Por Regina Márcia M. Tavares
Sentada numa poltrona, começo a pedalar. Nesta nova vida confinada, a solução foi comprar uma bicicletinha “legal”. Deixo ao lado o livro que lia. A boa escritora tem um humor ácido, mas inteligente e adequado ao momento presente. Olho ao meu redor e observo a sala de estar da casa onde moro, há 40 anos. Cada coisa em seu lugar diz-me dos que amei, dos que amo, do que me motivou e continua a me impulsionar em direção ao futuro, ainda incerto. O piano que não toco mais, mas que me acompanha quando canto, assim como uma foto quando criança e com a beca de formatura, trazem-me de volta minha mãe inteligente, culta e determinada. O violão, que dedilhei mal, fala de meu amado pai que se expressava, gostosamente, como Guimarães Rosa escrevia e cantava como Silvio Caldas. Estatuetas de pacha mama, da deusa grega da sabedoria, de amuletos da sorte de vários povos e uma extensa coleção da revista Pesquisa, que se oferece numa grande gamela rústica, revelam meu interesse pela variedade dos povos, o respeito às suas identidades, meu prazer no conhecimento progressivo e a vontade permanente de sensibilizar os mais jovens que a mim se achegam. Nos porta-retratos, em destaque, estão os filhos que gerei e suas descendências, minha realização como garantidora da perpetuação da espécie e aos quais dediquei o melhor que pude encontrar em mim mesma, com incondicional amor.
A mesa e o armarinho mineiros, assim como as esculturas feitas a canivete, falam-me das coisas simples da terra ao lado da obra rara de escultor italiano e outra, sugestiva, oferecida pelo meu único e doce irmão. A genuína cadeira de balanço austríaca do tio poeta, personagem elegante e discreto, amante dos modernistas e as “bergères” de minha mãe remetem-me aos inteligentes filhos do imigrante italiano que se provaram vencedores. Delicadas toalhas de crochê tecidas por uma discreta e gentil sogra e a antiga lanterna de influência árabe sobre a mesinha, onde se encontram livros e revistas tratando de bons vinhos portugueses, trazem-me à memória momentos agradáveis passados com os pais de meu marido. Adentrando a sala de jantar, a bela cristaleira me leva a tantos brindes erguidos à vida, à saúde e aos afetos. O traço firme, a originalidade, o sonho e a composição perfeita na pintura de minha filha Graziela e de Bernardo Caro, ladeando a tapeçaria naïf do lago Titicaca, trazem-me de volta a Arte, esteira na qual descanso o intelecto e sonho futuros.

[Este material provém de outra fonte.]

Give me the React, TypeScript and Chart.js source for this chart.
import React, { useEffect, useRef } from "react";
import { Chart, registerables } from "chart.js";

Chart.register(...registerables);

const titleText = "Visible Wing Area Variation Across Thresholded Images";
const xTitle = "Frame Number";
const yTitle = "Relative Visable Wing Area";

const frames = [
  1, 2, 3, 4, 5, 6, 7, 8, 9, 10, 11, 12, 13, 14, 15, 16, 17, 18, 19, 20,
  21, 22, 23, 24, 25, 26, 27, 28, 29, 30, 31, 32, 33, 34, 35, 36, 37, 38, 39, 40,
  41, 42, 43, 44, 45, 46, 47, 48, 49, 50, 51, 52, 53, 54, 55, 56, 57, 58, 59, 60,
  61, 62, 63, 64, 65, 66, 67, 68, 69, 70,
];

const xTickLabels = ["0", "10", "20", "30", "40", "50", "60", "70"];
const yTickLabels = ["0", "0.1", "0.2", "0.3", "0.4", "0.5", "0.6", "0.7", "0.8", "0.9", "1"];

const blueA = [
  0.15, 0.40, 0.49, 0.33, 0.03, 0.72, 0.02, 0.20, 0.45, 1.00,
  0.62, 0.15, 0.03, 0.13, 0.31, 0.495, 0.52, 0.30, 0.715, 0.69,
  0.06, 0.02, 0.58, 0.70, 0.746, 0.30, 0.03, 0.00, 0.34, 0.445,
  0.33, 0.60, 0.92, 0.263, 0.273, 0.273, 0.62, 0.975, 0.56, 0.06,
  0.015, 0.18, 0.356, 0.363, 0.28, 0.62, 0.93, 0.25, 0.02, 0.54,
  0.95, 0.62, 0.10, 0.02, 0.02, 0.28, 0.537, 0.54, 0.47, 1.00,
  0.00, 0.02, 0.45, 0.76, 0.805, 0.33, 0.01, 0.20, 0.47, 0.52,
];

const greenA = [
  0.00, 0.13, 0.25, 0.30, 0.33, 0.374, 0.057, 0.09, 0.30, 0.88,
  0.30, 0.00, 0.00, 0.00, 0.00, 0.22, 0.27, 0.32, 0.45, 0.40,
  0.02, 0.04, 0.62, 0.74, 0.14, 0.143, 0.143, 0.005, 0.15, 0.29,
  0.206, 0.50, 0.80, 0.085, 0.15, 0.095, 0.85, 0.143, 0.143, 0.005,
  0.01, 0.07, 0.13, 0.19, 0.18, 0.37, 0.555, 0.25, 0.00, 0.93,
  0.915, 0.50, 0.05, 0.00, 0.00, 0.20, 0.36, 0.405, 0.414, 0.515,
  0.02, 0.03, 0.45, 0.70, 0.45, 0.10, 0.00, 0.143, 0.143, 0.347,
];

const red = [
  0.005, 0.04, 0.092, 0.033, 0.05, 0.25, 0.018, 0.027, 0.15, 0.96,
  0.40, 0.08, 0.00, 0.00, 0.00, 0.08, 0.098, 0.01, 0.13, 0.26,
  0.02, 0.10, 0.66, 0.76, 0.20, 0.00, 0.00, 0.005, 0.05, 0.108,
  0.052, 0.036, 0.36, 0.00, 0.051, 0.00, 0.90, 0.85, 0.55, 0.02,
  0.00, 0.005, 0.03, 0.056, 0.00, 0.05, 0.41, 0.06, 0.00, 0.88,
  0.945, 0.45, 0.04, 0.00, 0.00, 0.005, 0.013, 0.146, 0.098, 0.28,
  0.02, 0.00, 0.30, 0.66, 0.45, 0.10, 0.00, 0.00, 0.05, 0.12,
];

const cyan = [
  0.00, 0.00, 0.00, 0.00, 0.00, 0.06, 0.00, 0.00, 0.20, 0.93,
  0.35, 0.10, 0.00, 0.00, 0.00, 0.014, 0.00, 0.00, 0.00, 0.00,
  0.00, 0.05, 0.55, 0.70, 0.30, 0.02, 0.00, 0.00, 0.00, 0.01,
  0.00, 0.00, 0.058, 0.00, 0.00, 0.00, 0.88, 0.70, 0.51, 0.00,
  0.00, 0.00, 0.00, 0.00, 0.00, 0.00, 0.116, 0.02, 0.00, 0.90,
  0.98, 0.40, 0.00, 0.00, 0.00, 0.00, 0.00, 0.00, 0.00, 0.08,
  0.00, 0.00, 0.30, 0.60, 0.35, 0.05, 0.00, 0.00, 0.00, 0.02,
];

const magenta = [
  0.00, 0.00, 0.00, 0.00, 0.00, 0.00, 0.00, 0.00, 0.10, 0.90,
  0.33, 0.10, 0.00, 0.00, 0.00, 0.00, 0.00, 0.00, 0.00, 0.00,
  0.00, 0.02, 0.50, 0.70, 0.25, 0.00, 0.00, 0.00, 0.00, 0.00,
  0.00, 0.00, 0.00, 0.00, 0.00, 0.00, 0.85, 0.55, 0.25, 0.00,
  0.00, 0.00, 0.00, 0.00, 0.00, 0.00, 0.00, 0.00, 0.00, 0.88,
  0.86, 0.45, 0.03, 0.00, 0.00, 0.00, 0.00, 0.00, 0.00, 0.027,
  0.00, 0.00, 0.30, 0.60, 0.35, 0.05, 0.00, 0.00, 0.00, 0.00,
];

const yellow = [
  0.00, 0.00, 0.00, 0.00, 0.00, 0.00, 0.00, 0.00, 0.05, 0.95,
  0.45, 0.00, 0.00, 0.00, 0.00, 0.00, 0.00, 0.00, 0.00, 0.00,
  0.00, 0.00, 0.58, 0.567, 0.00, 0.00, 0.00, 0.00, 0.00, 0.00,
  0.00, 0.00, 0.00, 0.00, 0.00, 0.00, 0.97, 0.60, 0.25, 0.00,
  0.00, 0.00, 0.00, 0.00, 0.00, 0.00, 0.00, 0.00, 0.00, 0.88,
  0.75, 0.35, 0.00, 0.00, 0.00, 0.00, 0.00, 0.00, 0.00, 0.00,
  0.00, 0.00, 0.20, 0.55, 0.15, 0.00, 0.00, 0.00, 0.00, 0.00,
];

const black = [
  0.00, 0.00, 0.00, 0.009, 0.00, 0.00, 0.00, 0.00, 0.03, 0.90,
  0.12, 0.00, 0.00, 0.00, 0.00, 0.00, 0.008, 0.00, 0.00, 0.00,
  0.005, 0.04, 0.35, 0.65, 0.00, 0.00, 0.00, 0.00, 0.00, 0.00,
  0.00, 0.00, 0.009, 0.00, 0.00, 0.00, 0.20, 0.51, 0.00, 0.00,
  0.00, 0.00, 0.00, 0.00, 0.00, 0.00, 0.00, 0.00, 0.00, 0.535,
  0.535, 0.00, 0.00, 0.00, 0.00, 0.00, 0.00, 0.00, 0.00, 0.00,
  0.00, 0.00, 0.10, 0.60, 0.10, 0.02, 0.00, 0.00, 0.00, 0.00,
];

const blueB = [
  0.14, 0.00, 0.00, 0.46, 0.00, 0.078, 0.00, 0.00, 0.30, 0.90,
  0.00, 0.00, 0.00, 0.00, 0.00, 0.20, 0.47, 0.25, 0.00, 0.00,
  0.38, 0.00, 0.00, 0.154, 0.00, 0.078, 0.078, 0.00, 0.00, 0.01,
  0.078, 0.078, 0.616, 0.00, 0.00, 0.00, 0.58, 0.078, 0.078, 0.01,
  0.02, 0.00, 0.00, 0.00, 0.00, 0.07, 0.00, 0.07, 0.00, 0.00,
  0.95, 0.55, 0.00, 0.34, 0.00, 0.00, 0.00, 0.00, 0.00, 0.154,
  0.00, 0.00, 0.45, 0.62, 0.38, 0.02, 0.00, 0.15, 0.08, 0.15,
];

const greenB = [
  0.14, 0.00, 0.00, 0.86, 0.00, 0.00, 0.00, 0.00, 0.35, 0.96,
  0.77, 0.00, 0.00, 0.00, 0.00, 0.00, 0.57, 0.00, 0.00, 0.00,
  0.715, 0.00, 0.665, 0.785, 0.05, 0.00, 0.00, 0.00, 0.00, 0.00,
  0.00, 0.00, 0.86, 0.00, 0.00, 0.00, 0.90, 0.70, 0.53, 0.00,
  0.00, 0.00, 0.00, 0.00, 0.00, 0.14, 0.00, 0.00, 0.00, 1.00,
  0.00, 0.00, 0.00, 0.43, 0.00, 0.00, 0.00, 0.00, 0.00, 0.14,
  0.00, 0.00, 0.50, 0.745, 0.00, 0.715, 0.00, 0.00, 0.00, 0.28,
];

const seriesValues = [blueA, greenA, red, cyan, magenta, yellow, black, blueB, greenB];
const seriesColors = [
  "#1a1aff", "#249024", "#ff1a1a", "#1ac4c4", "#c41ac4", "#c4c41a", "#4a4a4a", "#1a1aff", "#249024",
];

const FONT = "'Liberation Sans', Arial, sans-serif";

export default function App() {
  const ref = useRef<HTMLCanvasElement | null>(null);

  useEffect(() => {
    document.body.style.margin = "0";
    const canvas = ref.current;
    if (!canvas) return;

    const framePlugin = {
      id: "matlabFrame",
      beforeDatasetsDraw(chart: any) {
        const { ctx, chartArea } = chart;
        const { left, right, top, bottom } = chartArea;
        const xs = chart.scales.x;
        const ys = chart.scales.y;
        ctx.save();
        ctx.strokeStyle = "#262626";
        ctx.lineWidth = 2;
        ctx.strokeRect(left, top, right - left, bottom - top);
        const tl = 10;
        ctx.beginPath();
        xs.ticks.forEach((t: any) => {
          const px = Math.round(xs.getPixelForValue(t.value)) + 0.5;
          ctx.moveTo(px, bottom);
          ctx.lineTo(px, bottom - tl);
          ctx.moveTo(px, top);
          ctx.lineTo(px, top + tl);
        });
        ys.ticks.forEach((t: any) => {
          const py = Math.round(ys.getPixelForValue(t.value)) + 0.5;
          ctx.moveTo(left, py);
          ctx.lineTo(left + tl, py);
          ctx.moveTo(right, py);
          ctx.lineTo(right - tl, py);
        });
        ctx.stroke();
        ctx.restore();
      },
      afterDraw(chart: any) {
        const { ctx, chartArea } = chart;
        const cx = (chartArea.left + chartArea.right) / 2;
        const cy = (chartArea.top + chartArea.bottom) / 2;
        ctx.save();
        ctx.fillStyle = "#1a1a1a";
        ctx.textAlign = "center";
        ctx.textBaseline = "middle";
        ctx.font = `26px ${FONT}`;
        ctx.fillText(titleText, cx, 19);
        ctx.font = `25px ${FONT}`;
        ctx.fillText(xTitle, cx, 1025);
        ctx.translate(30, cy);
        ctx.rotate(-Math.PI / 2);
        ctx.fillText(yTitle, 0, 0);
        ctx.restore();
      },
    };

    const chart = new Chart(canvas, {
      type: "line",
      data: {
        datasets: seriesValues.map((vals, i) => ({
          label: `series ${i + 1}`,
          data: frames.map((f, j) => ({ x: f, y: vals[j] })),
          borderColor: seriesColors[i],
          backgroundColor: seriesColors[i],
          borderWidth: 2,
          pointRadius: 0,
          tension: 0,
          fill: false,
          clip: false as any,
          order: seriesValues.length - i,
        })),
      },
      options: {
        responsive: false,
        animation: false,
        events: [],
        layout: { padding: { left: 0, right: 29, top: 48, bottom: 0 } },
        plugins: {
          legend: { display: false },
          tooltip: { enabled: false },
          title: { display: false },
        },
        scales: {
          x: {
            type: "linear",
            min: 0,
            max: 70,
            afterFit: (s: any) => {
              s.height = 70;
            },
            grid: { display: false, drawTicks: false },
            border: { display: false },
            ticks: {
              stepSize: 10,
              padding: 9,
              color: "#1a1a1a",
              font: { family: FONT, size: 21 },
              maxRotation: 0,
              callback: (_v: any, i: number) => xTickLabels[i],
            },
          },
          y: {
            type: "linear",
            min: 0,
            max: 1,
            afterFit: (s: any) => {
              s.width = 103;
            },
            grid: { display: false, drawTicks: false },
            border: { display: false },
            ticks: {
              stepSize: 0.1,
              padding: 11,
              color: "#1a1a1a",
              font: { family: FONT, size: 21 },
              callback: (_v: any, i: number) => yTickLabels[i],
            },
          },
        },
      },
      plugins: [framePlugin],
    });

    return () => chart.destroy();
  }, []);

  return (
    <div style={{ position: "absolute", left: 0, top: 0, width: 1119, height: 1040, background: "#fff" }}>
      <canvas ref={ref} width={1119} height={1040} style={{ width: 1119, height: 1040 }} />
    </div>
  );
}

E assim, enquanto me exercito, uma longa vida se descortina à minha frente. São quase 80 anos de uma caminhada gratificante partilhada com um ser humano especial, meu querido companheiro de mais de meio século, inteligente, sensível, discreto e cúmplice. No hall, numa foto com varões da família, ele guarda a entrada do nosso lar.
O que farei depois da pandemia? Continuarei pedalando, cheia de lembranças?
Não! Quero novamente os barulhentos encontros familiares ao redor da mesa, com risadas, acordos e desacordos; passeios descompromissados, conversas com bons amigos, música de qualidade num teatro de verdade, caminhadas leves, contemplação ao entardecer e muito mais, com gente de verdade.
Boas leituras, formação acadêmica, trajetória profissional, títulos obtidos e vida confortável nos gratificam, sem dúvida. Porém, nada substitui o calor do contato humano, aquele que fica dentro de nós aquecendo a frieza de um mundo caótico e que, hoje, como num filme, se revelou nos objetos enquanto eu pedalava.
Regina Márcia Moura Tavares é antropóloga, consultora da Rede de Cooperação Acadêmica em Patrimônio Cultural Imaterial da América Latina e Caribe, membro da Academia Campinense de Letras, do Instituto Histórico, Geográfico, Genealógico de Campinas e demais entidades culturais nacionais e internacionais.